::: SUPPLIED MATERIAL :::

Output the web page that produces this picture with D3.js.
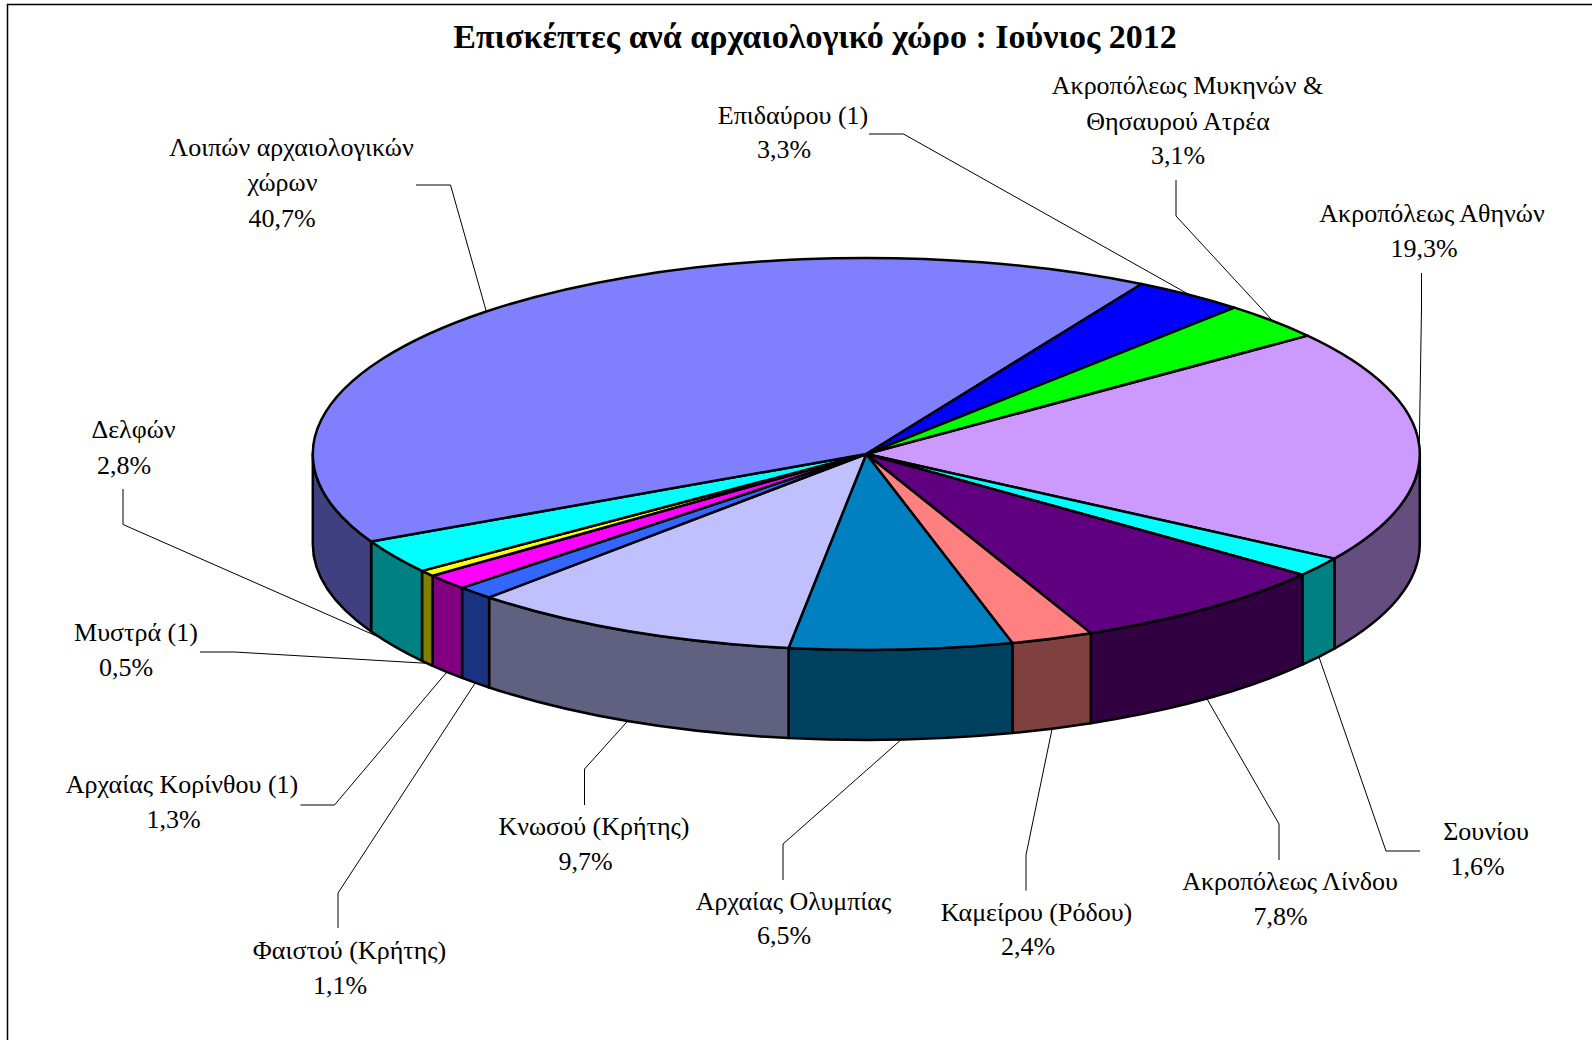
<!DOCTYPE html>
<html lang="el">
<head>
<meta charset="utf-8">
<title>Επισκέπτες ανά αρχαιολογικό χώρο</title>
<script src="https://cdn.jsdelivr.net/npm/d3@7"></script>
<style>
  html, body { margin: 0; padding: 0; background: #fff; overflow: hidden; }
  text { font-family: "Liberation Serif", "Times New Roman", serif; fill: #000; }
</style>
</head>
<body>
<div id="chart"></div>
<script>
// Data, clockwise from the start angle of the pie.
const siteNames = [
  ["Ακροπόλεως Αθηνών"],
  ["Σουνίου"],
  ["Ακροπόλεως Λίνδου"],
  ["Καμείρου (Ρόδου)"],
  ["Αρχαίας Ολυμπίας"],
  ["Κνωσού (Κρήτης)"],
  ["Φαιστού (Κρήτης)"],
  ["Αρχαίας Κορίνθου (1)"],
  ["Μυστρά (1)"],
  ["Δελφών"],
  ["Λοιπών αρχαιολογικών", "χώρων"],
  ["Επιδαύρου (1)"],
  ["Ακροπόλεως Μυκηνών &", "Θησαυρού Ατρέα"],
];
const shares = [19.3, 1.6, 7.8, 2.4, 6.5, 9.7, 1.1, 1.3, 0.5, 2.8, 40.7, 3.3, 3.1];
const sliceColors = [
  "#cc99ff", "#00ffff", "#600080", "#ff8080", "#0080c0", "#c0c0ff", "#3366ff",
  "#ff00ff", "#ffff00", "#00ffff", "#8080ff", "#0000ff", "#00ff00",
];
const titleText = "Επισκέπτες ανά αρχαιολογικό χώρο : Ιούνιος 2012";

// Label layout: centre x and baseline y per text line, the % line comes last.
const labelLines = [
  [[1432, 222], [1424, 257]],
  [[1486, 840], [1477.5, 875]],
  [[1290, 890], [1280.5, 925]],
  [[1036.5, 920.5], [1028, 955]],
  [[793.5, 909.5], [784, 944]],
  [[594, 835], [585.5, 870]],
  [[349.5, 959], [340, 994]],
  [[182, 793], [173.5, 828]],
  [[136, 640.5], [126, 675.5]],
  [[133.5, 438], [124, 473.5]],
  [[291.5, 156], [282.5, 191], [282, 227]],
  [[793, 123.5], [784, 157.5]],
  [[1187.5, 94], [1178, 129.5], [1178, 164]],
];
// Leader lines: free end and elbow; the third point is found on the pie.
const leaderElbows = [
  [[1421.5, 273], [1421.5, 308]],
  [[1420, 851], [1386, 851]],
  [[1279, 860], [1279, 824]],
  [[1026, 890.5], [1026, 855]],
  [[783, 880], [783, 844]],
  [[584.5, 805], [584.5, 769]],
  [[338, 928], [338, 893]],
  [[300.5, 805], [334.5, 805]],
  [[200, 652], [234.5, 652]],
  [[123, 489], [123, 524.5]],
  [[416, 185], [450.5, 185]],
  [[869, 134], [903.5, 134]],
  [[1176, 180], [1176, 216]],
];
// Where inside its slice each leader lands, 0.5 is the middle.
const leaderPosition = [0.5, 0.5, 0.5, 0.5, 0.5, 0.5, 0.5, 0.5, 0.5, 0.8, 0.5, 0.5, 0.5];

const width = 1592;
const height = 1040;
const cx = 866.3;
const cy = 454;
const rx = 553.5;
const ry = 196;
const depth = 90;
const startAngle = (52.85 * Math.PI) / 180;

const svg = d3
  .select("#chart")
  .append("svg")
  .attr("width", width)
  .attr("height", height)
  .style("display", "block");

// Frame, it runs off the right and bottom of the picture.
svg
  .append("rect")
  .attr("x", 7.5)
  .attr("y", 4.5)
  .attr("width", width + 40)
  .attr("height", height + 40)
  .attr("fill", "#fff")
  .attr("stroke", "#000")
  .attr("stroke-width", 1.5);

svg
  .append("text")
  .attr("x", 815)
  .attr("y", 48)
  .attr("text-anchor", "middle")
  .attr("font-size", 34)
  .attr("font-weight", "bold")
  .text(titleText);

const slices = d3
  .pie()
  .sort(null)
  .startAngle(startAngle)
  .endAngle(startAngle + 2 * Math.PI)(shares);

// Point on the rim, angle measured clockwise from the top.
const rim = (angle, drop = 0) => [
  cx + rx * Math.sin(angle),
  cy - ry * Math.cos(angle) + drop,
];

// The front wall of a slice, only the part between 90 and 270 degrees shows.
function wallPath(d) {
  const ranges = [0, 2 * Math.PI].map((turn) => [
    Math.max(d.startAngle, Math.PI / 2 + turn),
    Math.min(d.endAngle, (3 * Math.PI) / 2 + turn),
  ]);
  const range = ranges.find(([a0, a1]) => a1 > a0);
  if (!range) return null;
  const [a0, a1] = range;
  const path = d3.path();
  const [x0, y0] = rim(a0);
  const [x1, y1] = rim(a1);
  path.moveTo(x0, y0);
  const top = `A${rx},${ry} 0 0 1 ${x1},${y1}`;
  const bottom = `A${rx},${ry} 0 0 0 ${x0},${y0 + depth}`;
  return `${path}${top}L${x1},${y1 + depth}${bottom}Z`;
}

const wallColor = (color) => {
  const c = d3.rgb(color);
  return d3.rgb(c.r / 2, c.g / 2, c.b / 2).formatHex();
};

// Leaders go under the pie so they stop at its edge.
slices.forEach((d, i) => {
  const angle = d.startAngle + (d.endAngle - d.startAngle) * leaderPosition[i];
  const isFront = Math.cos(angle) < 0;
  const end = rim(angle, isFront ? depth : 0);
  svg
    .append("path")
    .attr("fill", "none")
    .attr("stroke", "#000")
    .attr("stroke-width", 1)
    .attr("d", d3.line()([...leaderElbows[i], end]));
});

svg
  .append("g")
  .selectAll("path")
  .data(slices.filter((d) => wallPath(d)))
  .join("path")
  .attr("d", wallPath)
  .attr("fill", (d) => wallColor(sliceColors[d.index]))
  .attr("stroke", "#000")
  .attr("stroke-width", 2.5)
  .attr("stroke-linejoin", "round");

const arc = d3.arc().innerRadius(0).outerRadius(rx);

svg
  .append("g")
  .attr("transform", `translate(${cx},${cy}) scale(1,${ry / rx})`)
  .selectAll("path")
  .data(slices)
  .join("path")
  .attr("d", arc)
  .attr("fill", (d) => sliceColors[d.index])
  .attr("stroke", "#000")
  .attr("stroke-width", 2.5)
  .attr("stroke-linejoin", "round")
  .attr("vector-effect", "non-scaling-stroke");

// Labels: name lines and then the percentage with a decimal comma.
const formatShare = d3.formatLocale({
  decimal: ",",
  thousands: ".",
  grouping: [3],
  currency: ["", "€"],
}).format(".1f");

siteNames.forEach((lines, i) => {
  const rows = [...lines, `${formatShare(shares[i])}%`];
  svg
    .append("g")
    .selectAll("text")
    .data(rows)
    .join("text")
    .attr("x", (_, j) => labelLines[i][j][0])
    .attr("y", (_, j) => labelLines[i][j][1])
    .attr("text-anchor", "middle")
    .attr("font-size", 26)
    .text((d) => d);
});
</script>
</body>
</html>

:::

Your task is to reproduce exactly the lines from the start of the data above through the line containing "χώρο : Ιούνιος", leaving every picture out.

Output the web page that produces this picture with D3.js.
<!DOCTYPE html>
<html lang="el">
<head>
<meta charset="utf-8">
<title>Επισκέπτες ανά αρχαιολογικό χώρο</title>
<script src="https://cdn.jsdelivr.net/npm/d3@7"></script>
<style>
  html, body { margin: 0; padding: 0; background: #fff; overflow: hidden; }
  text { font-family: "Liberation Serif", "Times New Roman", serif; fill: #000; }
</style>
</head>
<body>
<div id="chart"></div>
<script>
// Data, clockwise from the start angle of the pie.
const siteNames = [
  ["Ακροπόλεως Αθηνών"],
  ["Σουνίου"],
  ["Ακροπόλεως Λίνδου"],
  ["Καμείρου (Ρόδου)"],
  ["Αρχαίας Ολυμπίας"],
  ["Κνωσού (Κρήτης)"],
  ["Φαιστού (Κρήτης)"],
  ["Αρχαίας Κορίνθου (1)"],
  ["Μυστρά (1)"],
  ["Δελφών"],
  ["Λοιπών αρχαιολογικών", "χώρων"],
  ["Επιδαύρου (1)"],
  ["Ακροπόλεως Μυκηνών &", "Θησαυρού Ατρέα"],
];
const shares = [19.3, 1.6, 7.8, 2.4, 6.5, 9.7, 1.1, 1.3, 0.5, 2.8, 40.7, 3.3, 3.1];
const sliceColors = [
  "#cc99ff", "#00ffff", "#600080", "#ff8080", "#0080c0", "#c0c0ff", "#3366ff",
  "#ff00ff", "#ffff00", "#00ffff", "#8080ff", "#0000ff", "#00ff00",
];
const titleText = "Επισκέπτες ανά αρχαιολογικό χώρο : Ιούνιος 2012";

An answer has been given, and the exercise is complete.